For many contemporary visual artists working in the Caribbean, there’s often a chasm between local audiences’ awareness of current creative production and pressing ideas artists are working through, simply because it doesn’t get exhibited at home. There aren’t adequate spaces for visual art to be shown in Barbados or platforms where our artists can contribute more vigorously to national and regional consciousness and dialogue. We are left with the more commercial, tired, and stereotypical images perpetuating outmoded notions and tropes of who we are, adding little to present discourse. What this means, in practical terms, is that these alternative ideas are not considered during crises such as COVID-19 because they haven’t entered public consciousness. [. . .]
[. . .] CLR James believed in the collective power of human beings to transform society and be masters of their own future. How might this COVID-19 moment allow us to choose differently and work towards greater social justice and equity as collective leaders shaping our own futures? COVID-19 is forcing everyone to reexamine our/their lives. It shows up in cracks in healthcare systems, poor eating habits contributing to a prevalence of NCDs given exorbitant costs of fresh produce, and the escalating precariousness of many in our societies who don’t have savings and whose future remains uncertain.
What can we learn at this time, through the lens of the arts, a sector the world is (ironically) drawing on now more than ever? In the Caribbean The Trinidad and Tobago Film Festival has offered one free film in their #WatchAMovieOnUs programme from March 28th till April 10. On April 5 the Bocas Lit Festival premiered their Bios & Bookmarks, an online reading series with Caribbean authors on their Instagram Live and The National Gallery of the Cayman Islands recently put their permanent collection online. The Barbados Museum and Historical Society is offering a weekly feature of one portrait from their current exhibition The Black Presence: Activism and Agency in a Different Age. The arts are feeding our souls during lockdown. Hopefully we will remember the value of the arts and artists to our society, alongside that of the health care workers, supermarket workers and all the others we rarely notice, when we walk out of our homes sometime in the future.

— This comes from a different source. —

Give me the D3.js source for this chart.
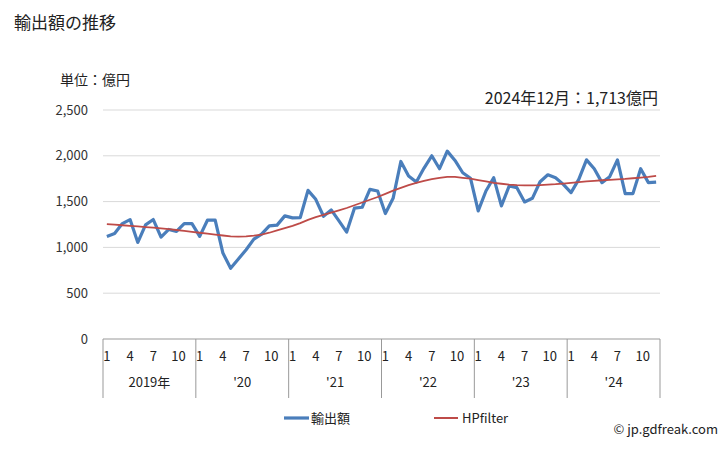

At no time should we embrace plans that relegate our citizens to small plots of sand. Artists, filmmakers, and writers need their voices to be heard while activists and concerned citizens must agitate for sustainable livelihoods and equity. We ought to do this if only so that when all the windows-to-the-sea have disappeared and there isn’t a beach we can go to for our own recreation and service, future Barbadians don’t ask why we in 2020 did nothing to protect what is ours. In combing through the archives, they might come across the dissenting voices of those few who tried to ring the bells of concern, to no avail.
[Photos above: Detail from Annalee Davis’s “Sweet Island Cookie Cutters”; Hyatt Ziva Town Hall Meeting, Copacabana Beach Club, Bay Street, Bridgetown, Barbados. January 2020.]